• _GIVEN INSTRUCTION_: Pictures are not part of the copy. Retype the lines from the first one through the line that contains "ms=11.5, label=series_names[5], zorder=3)".

• _DATA SECTION_:
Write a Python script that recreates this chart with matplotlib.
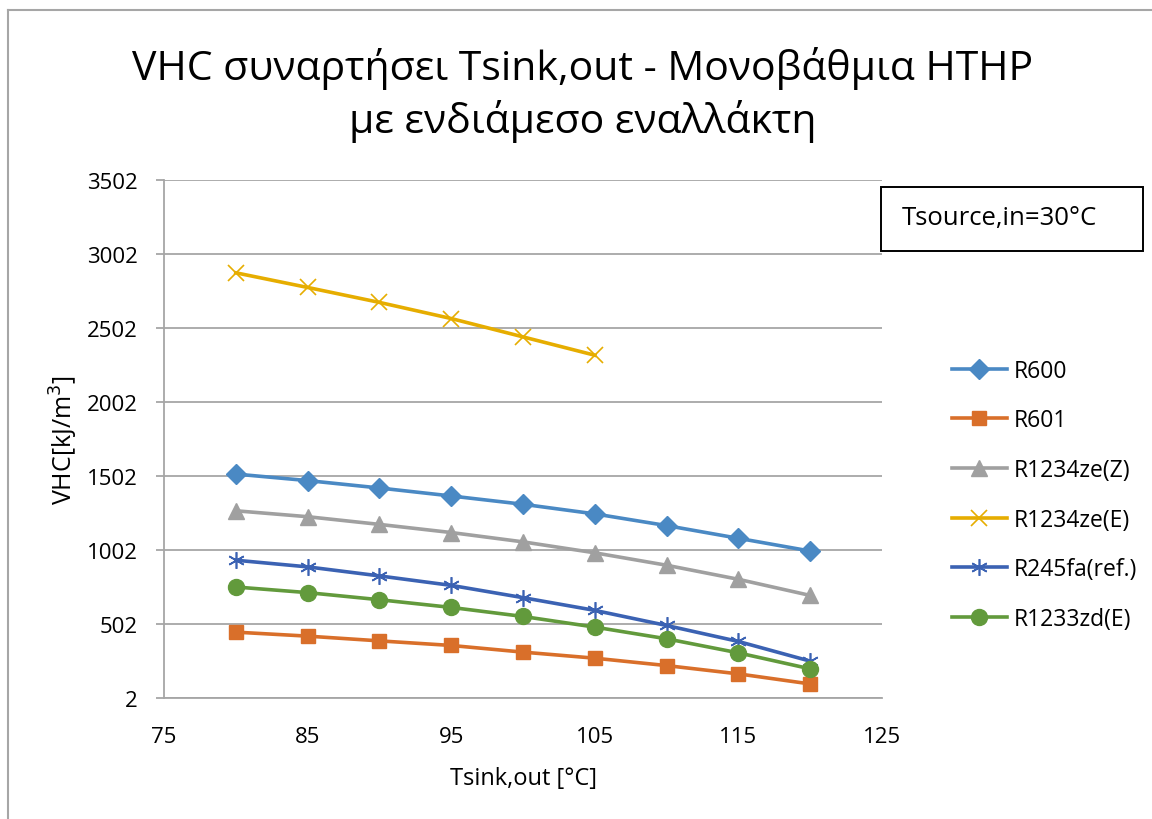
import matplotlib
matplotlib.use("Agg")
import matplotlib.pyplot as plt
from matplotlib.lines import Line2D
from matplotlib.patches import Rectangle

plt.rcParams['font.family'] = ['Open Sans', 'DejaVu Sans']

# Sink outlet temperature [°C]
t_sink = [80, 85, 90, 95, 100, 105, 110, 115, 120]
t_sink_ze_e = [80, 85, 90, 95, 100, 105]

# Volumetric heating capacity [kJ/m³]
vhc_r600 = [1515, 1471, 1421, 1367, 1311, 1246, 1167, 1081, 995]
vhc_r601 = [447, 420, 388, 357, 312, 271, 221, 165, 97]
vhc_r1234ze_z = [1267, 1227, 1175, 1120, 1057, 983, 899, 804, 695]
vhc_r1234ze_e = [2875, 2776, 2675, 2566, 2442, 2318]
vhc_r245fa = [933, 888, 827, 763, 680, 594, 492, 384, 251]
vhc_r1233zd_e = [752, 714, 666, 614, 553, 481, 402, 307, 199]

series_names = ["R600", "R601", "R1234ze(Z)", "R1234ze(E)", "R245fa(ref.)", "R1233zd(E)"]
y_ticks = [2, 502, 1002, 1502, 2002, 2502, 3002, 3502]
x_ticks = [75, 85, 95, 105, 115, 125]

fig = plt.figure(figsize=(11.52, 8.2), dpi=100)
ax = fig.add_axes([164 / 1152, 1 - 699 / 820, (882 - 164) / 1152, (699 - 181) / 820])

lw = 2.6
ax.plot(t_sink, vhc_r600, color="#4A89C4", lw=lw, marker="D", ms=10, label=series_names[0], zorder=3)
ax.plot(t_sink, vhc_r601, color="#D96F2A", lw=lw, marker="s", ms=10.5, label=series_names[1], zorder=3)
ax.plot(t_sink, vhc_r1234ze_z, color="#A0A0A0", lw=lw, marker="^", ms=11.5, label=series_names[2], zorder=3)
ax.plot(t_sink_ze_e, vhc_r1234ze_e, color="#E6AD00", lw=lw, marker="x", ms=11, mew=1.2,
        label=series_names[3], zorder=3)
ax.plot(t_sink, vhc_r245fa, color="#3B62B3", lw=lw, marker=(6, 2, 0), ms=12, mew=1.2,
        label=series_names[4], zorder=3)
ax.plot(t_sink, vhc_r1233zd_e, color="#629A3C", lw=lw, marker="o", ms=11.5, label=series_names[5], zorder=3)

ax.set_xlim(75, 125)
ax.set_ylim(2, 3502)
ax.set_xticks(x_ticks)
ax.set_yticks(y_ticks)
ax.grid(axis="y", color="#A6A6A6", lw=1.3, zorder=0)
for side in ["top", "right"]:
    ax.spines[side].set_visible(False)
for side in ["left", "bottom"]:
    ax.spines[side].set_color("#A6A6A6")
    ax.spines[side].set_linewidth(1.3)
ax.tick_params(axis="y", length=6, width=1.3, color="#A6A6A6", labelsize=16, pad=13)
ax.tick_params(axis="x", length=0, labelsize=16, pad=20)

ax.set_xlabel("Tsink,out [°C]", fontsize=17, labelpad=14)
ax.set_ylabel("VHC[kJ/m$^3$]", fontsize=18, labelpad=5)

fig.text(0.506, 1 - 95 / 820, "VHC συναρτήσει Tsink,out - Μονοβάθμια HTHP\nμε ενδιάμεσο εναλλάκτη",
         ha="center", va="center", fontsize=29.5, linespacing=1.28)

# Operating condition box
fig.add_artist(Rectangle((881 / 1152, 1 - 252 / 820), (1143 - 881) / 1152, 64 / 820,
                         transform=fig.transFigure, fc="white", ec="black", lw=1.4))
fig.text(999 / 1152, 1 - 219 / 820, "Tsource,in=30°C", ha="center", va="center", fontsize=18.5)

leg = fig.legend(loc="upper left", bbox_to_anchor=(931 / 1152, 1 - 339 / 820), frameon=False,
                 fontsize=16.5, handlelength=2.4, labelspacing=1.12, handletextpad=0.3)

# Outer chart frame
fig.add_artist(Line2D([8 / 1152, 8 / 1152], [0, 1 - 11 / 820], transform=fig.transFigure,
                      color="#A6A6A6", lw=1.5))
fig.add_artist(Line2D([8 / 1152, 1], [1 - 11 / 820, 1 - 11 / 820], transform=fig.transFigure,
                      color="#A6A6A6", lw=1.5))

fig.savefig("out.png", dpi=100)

• _THE SOLUTION_:
Write a Python script that recreates this chart with matplotlib.
import matplotlib
matplotlib.use("Agg")
import matplotlib.pyplot as plt
from matplotlib.lines import Line2D
from matplotlib.patches import Rectangle

plt.rcParams['font.family'] = ['Open Sans', 'DejaVu Sans']

# Sink outlet temperature [°C]
t_sink = [80, 85, 90, 95, 100, 105, 110, 115, 120]
t_sink_ze_e = [80, 85, 90, 95, 100, 105]

# Volumetric heating capacity [kJ/m³]
vhc_r600 = [1515, 1471, 1421, 1367, 1311, 1246, 1167, 1081, 995]
vhc_r601 = [447, 420, 388, 357, 312, 271, 221, 165, 97]
vhc_r1234ze_z = [1267, 1227, 1175, 1120, 1057, 983, 899, 804, 695]
vhc_r1234ze_e = [2875, 2776, 2675, 2566, 2442, 2318]
vhc_r245fa = [933, 888, 827, 763, 680, 594, 492, 384, 251]
vhc_r1233zd_e = [752, 714, 666, 614, 553, 481, 402, 307, 199]

series_names = ["R600", "R601", "R1234ze(Z)", "R1234ze(E)", "R245fa(ref.)", "R1233zd(E)"]
y_ticks = [2, 502, 1002, 1502, 2002, 2502, 3002, 3502]
x_ticks = [75, 85, 95, 105, 115, 125]

fig = plt.figure(figsize=(11.52, 8.2), dpi=100)
ax = fig.add_axes([164 / 1152, 1 - 699 / 820, (882 - 164) / 1152, (699 - 181) / 820])

lw = 2.6
ax.plot(t_sink, vhc_r600, color="#4A89C4", lw=lw, marker="D", ms=10, label=series_names[0], zorder=3)
ax.plot(t_sink, vhc_r601, color="#D96F2A", lw=lw, marker="s", ms=10.5, label=series_names[1], zorder=3)
ax.plot(t_sink, vhc_r1234ze_z, color="#A0A0A0", lw=lw, marker="^", ms=11.5, label=series_names[2], zorder=3)
ax.plot(t_sink_ze_e, vhc_r1234ze_e, color="#E6AD00", lw=lw, marker="x", ms=11, mew=1.2,
        label=series_names[3], zorder=3)
ax.plot(t_sink, vhc_r245fa, color="#3B62B3", lw=lw, marker=(6, 2, 0), ms=12, mew=1.2,
        label=series_names[4], zorder=3)
ax.plot(t_sink, vhc_r1233zd_e, color="#629A3C", lw=lw, marker="o", ms=11.5, label=series_names[5], zorder=3)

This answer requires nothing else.